The true misfortune in a seeded draw falls on the top sides who hit another top-10 team in the groups, as Brazil did. The more common outcome for seeds is exactly what England had: a group with no other top-10 nation.

And here’s the detail that cuts through the noise. At the time of the draw, Croatia were ranked 10th in the world. Panama were the highest-ranked pot-three side England could possibly face. Only Norway sat above them, and the draw mechanics meant Norway couldn’t be placed with both England and Croatia anyway.

So the narrative that England somehow glided through a featherbed group doesn’t quite hold up. Nor does the idea that their path has miraculously opened up since.

The absence of an official top-10 opponent is a quirk of the rankings, not a conspiracy. Croatia are firmly in that tier. Mexico at the Azteca are, by any reasonable football measure, a top-10 level test. And nobody with a straight face can insist there are 10 better international teams than Norway right now.

The truth is simple: England’s route has been exactly what you’d expect for a side with their seeding. Group win, third-placed side in the last 32, Mexico in the last 16. Nothing soft. Nothing freakish. Just the bracket doing what the bracket is designed to do.
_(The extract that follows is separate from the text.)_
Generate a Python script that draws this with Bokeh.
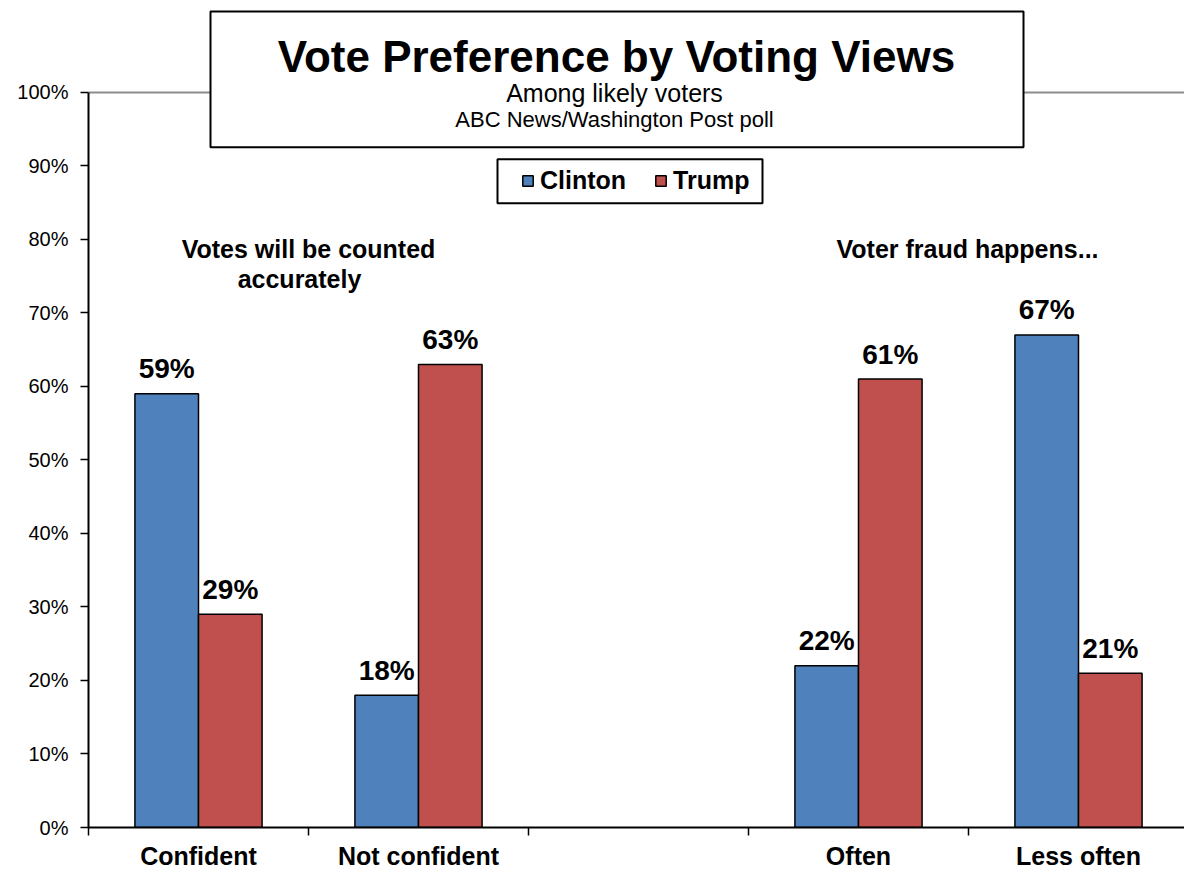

Norway’s win over Brazil stands out precisely because it broke that pattern. A better-drilled, better-organised team beat a giant on merit. In a tournament that has largely gone by the book, that almost counts as a shock.

Glorious or not, this failure is different

So here England stand. On the brink of something improbable. To win this World Cup, they will likely have to outlast the tournament-hardened, streetwise defiance of Argentina and then out-think the club-level cohesion and structure of Spain.

The odds are against them. Of course they are. Very few teams run that gauntlet and emerge with a trophy.

But if it does end in defeat, it will be a different kind of failure. Not the timid quarter-final fade. Not the familiar script of regret and recrimination. This would be the most glorious failure England have known in 60 years of hurt.

And if that’s the floor of what this team can be, what does that say about the ceiling still to come?